> [Given exercise]: Copy out the listing in full, exactly as written, but not its pictures.

--- Supplied records ---

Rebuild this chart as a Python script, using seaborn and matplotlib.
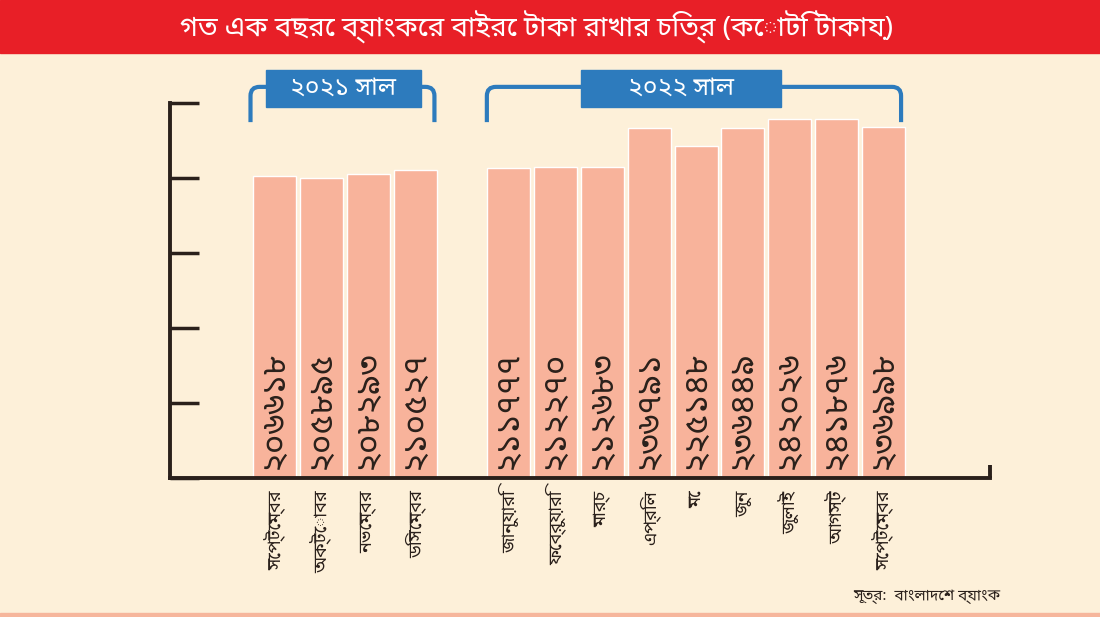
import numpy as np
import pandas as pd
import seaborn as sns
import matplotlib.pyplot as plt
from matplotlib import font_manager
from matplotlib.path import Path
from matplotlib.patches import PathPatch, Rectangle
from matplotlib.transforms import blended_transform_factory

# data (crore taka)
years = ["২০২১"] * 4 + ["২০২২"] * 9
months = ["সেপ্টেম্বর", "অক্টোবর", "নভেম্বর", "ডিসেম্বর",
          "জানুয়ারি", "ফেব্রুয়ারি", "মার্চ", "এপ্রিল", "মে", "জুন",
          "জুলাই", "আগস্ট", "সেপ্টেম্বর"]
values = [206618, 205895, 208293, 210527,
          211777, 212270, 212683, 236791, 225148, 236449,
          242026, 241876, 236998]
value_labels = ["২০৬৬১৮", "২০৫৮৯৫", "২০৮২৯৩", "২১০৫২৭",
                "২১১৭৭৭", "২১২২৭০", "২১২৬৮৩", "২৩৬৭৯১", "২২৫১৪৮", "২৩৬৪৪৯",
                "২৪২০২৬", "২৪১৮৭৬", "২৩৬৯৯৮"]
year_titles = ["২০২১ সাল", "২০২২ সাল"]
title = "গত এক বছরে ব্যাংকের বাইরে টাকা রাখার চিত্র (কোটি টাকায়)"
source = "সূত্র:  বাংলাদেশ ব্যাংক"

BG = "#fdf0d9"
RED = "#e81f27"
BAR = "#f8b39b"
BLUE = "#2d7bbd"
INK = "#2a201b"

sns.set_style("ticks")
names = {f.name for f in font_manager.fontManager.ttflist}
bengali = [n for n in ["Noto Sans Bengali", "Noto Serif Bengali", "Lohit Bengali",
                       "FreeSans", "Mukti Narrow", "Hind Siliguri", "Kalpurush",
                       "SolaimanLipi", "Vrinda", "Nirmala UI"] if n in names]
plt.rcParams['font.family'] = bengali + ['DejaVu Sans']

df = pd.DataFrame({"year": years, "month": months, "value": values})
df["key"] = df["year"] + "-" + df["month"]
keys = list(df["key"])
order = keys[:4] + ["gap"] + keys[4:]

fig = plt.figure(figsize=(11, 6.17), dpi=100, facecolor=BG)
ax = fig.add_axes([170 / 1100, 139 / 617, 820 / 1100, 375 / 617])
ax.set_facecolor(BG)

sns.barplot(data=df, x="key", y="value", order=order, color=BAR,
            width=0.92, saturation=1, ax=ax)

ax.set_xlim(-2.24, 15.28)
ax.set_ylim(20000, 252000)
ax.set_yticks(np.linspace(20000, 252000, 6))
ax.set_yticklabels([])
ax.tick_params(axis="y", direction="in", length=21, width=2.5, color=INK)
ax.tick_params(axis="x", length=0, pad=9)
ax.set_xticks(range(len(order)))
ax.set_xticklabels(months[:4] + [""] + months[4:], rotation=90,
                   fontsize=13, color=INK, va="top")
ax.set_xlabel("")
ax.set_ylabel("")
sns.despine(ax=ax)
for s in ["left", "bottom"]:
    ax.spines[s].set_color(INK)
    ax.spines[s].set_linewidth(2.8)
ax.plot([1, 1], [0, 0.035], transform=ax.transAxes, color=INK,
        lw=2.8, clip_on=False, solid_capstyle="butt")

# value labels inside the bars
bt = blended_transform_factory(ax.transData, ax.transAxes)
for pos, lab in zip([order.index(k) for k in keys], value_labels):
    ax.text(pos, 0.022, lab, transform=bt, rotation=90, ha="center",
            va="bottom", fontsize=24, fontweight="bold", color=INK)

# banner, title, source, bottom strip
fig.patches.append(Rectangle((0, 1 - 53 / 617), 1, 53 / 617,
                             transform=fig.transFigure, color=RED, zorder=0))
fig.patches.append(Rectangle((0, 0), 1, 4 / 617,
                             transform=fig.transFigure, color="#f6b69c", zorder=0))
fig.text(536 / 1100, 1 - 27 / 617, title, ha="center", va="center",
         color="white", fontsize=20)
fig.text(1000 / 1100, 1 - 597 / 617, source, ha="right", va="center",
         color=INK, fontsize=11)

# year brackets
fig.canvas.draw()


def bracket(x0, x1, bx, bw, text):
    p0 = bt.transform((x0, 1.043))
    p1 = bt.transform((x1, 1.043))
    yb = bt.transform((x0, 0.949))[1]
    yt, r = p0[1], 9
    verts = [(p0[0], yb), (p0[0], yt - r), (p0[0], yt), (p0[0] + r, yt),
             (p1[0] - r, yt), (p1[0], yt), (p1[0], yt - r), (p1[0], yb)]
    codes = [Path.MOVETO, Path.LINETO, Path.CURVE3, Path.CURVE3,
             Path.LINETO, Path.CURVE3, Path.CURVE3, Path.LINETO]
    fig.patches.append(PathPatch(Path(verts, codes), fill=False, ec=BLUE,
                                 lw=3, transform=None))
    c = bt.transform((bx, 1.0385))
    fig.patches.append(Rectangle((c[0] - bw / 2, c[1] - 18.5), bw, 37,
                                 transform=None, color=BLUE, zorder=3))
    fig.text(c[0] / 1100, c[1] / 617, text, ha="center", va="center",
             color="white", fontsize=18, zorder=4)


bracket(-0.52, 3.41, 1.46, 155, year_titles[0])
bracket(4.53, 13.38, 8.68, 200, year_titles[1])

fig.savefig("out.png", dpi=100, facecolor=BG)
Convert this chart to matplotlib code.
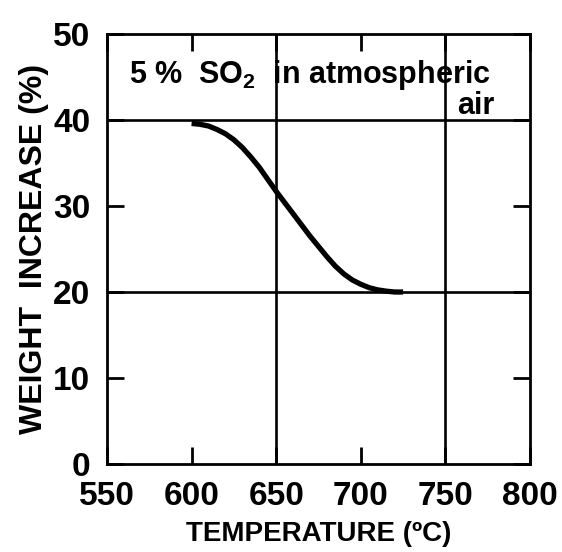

---

> [Response]:
Rebuild this chart as a Python script, using seaborn and matplotlib.
import numpy as np
import pandas as pd
import seaborn as sns
import matplotlib.pyplot as plt
from matplotlib import font_manager
from matplotlib.path import Path
from matplotlib.patches import PathPatch, Rectangle
from matplotlib.transforms import blended_transform_factory

# data (crore taka)
years = ["২০২১"] * 4 + ["২০২২"] * 9
months = ["সেপ্টেম্বর", "অক্টোবর", "নভেম্বর", "ডিসেম্বর",
          "জানুয়ারি", "ফেব্রুয়ারি", "মার্চ", "এপ্রিল", "মে", "জুন",
          "জুলাই", "আগস্ট", "সেপ্টেম্বর"]
values = [206618, 205895, 208293, 210527,
          211777, 212270, 212683, 236791, 225148, 236449,
          242026, 241876, 236998]
value_labels = ["২০৬৬১৮", "২০৫৮৯৫", "২০৮২৯৩", "২১০৫২৭",
                "২১১৭৭৭", "২১২২৭০", "২১২৬৮৩", "২৩৬৭৯১", "২২৫১৪৮", "২৩৬৪৪৯",
                "২৪২০২৬", "২৪১৮৭৬", "২৩৬৯৯৮"]
year_titles = ["২০২১ সাল", "২০২২ সাল"]
title = "গত এক বছরে ব্যাংকের বাইরে টাকা রাখার চিত্র (কোটি টাকায়)"
source = "সূত্র:  বাংলাদেশ ব্যাংক"

BG = "#fdf0d9"
RED = "#e81f27"
BAR = "#f8b39b"
BLUE = "#2d7bbd"
INK = "#2a201b"

sns.set_style("ticks")
names = {f.name for f in font_manager.fontManager.ttflist}
bengali = [n for n in ["Noto Sans Bengali", "Noto Serif Bengali", "Lohit Bengali",
                       "FreeSans", "Mukti Narrow", "Hind Siliguri", "Kalpurush",
                       "SolaimanLipi", "Vrinda", "Nirmala UI"] if n in names]
plt.rcParams['font.family'] = bengali + ['DejaVu Sans']

df = pd.DataFrame({"year": years, "month": months, "value": values})
df["key"] = df["year"] + "-" + df["month"]
keys = list(df["key"])
order = keys[:4] + ["gap"] + keys[4:]

fig = plt.figure(figsize=(11, 6.17), dpi=100, facecolor=BG)
ax = fig.add_axes([170 / 1100, 139 / 617, 820 / 1100, 375 / 617])
ax.set_facecolor(BG)

sns.barplot(data=df, x="key", y="value", order=order, color=BAR,
            width=0.92, saturation=1, ax=ax)

ax.set_xlim(-2.24, 15.28)
ax.set_ylim(20000, 252000)
ax.set_yticks(np.linspace(20000, 252000, 6))
ax.set_yticklabels([])
ax.tick_params(axis="y", direction="in", length=21, width=2.5, color=INK)
ax.tick_params(axis="x", length=0, pad=9)
ax.set_xticks(range(len(order)))
ax.set_xticklabels(months[:4] + [""] + months[4:], rotation=90,
                   fontsize=13, color=INK, va="top")
ax.set_xlabel("")
ax.set_ylabel("")
sns.despine(ax=ax)
for s in ["left", "bottom"]:
    ax.spines[s].set_color(INK)
    ax.spines[s].set_linewidth(2.8)
ax.plot([1, 1], [0, 0.035], transform=ax.transAxes, color=INK,
        lw=2.8, clip_on=False, solid_capstyle="butt")

# value labels inside the bars
bt = blended_transform_factory(ax.transData, ax.transAxes)
for pos, lab in zip([order.index(k) for k in keys], value_labels):
    ax.text(pos, 0.022, lab, transform=bt, rotation=90, ha="center",
            va="bottom", fontsize=24, fontweight="bold", color=INK)

# banner, title, source, bottom strip
fig.patches.append(Rectangle((0, 1 - 53 / 617), 1, 53 / 617,
                             transform=fig.transFigure, color=RED, zorder=0))
fig.patches.append(Rectangle((0, 0), 1, 4 / 617,
                             transform=fig.transFigure, color="#f6b69c", zorder=0))
fig.text(536 / 1100, 1 - 27 / 617, title, ha="center", va="center",
         color="white", fontsize=20)
fig.text(1000 / 1100, 1 - 597 / 617, source, ha="right", va="center",
         color=INK, fontsize=11)

# year brackets
fig.canvas.draw()


def bracket(x0, x1, bx, bw, text):
    p0 = bt.transform((x0, 1.043))
    p1 = bt.transform((x1, 1.043))
    yb = bt.transform((x0, 0.949))[1]
    yt, r = p0[1], 9
    verts = [(p0[0], yb), (p0[0], yt - r), (p0[0], yt), (p0[0] + r, yt),
             (p1[0] - r, yt), (p1[0], yt), (p1[0], yt - r), (p1[0], yb)]
    codes = [Path.MOVETO, Path.LINETO, Path.CURVE3, Path.CURVE3,
             Path.LINETO, Path.CURVE3, Path.CURVE3, Path.LINETO]
    fig.patches.append(PathPatch(Path(verts, codes), fill=False, ec=BLUE,
                                 lw=3, transform=None))
    c = bt.transform((bx, 1.0385))
    fig.patches.append(Rectangle((c[0] - bw / 2, c[1] - 18.5), bw, 37,
                                 transform=None, color=BLUE, zorder=3))
    fig.text(c[0] / 1100, c[1] / 617, text, ha="center", va="center",
             color="white", fontsize=18, zorder=4)


bracket(-0.52, 3.41, 1.46, 155, year_titles[0])
bracket(4.53, 13.38, 8.68, 200, year_titles[1])

fig.savefig("out.png", dpi=100, facecolor=BG)
Convert this chart to matplotlib code.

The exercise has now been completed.